Iteration burndown chart
A simple, time-series chart used in Agile iterations to show remaining work versus time. It helps teams and stakeholders see daily progress and forecast whether the iteration goal will be met.
Definition
See the short definition above. The sections below expand on usage and practical details.
Key Points
- Shows remaining work per day during an iteration, typically in story points or hours.
- Starts at the total committed work and trends toward zero by the iteration end date.
- Updated daily and transparently reflects scope changes by adjusting the total remaining work.
- Supports inspect-and-adapt by making risks, blockers, and trends visible early.
- Used for team-level forecasting, not for comparing teams or judging individual performance.
- Often includes an optional ideal trend line for quick visual comparison.
Purpose
- Provide a fast, shared view of whether the team is on track to meet the iteration goal.
- Expose impediments and bottlenecks early so the team can adjust.
- Enable realistic forecasting and scope discussions with stakeholders.
- Reinforce focus on finishing work that meets the definition of done.
Minimum Complete Fields
- Iteration name and calendar dates.
- Unit of measure (story points or hours) and starting total scope.
- Daily remaining work values (one data point per working day).
- Visible annotations for scope added or removed.
- Optional ideal line from starting total to zero.
- Update cadence (e.g., after daily standup) and update owner.
How to Create
- Choose a unit (story points recommended for Scrum; hours if your team uses task hours).
- Sum the estimates of the selected iteration backlog to get the starting total.
- Set up axes: X-axis as iteration days, Y-axis as remaining work.
- Optionally draw an ideal trend line from the starting total to zero on the last day.
- Establish a daily update routine, ideally right after the standup.
- Define how to record scope changes so the chart stays accurate and transparent.
How to Use
- Update remaining work daily based on what is actually done per the definition of done.
- Compare the actual trend with the ideal line to spot risks early.
- Discuss flat or rising periods to uncover blockers, dependencies, or underestimation.
- Adjust plan as needed: swarm on blocked items, split work, or renegotiate lower-priority scope.
- Annotate any scope changes to keep the narrative clear for stakeholders.
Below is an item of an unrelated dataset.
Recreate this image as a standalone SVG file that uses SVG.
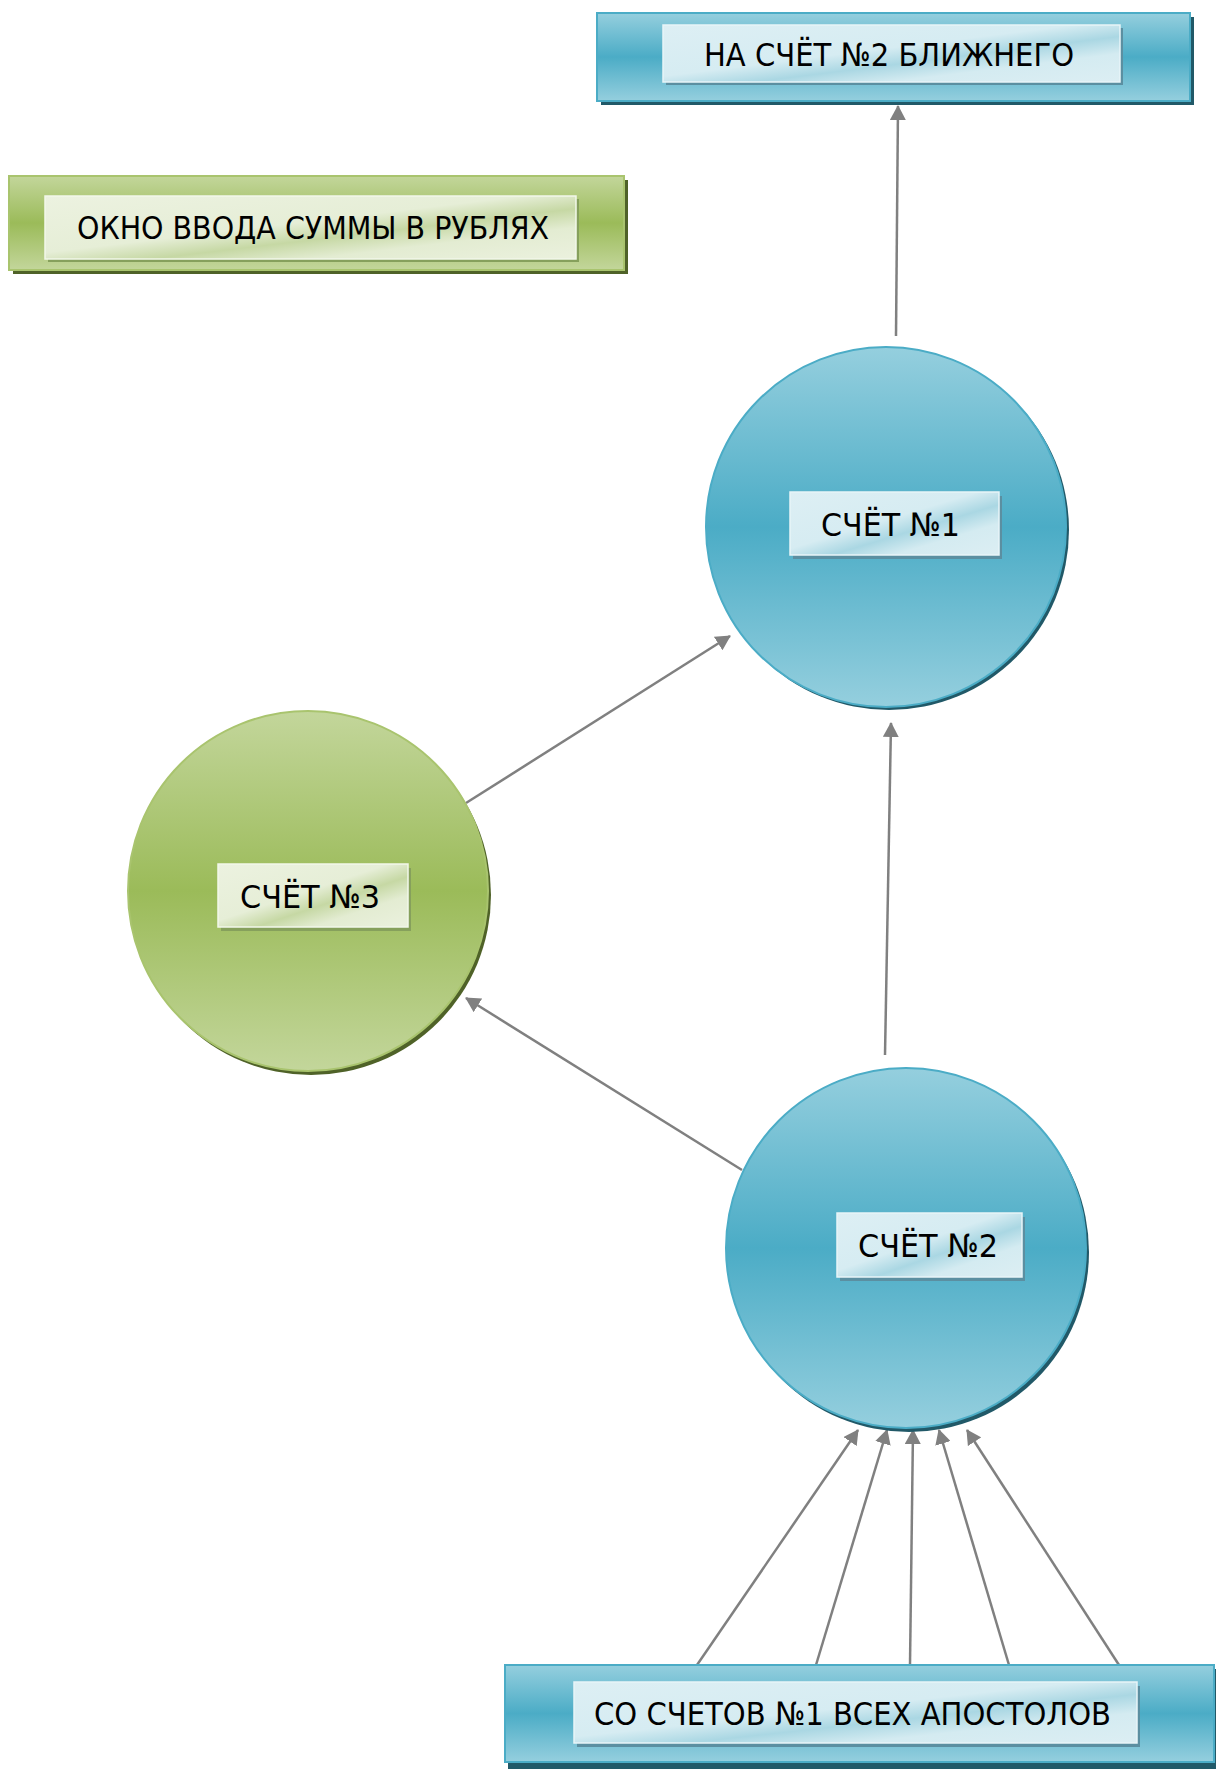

- Avoid using the chart to pressure individuals; focus on team outcomes and system improvements.
Example
A 2-week iteration starts with 50 story points. The team updates daily remaining points after standup:
- Day 1: 50; Day 2: 45; Day 3: 44; Day 4: 40; Day 5: 38.
- Day 6: Scope added +5 points (remaining becomes 41); Day 7: 35; Day 8: 25; Day 9: 12; Day 10: 0.
The mid-iteration scope increase is annotated. Despite the change, the downward trend after Day 6 shows the team recovered and met the iteration goal.
Agile Tips
- Only burn down completed work that meets the definition of done.
- Keep the chart highly visible to the team and stakeholders.
- Have the team, not a manager, own daily updates.
- Be consistent in estimation units across the iteration.
- If scope churn is frequent, consider also using a burnup chart to show total scope changes.
- Do not compare burndowns across teams; context and estimation scales differ.
PMP Example Question
Mid-iteration, your burndown chart is flat for three days and the remaining work has not decreased. What should the Scrum Master do first?
- Ask team members to work overtime to catch up.
- Extend the iteration by a few days to finish the scope.
- Facilitate identifying impediments and remove blockers with the team.
- Re-estimate all backlog items to lower the total remaining work.
Correct Answer: C — Facilitate identifying impediments and remove blockers with the team.
Explanation: A flat burndown signals impediments. The appropriate response is to inspect, surface blockers, and enable the team to adapt, not to extend timeboxes or apply pressure.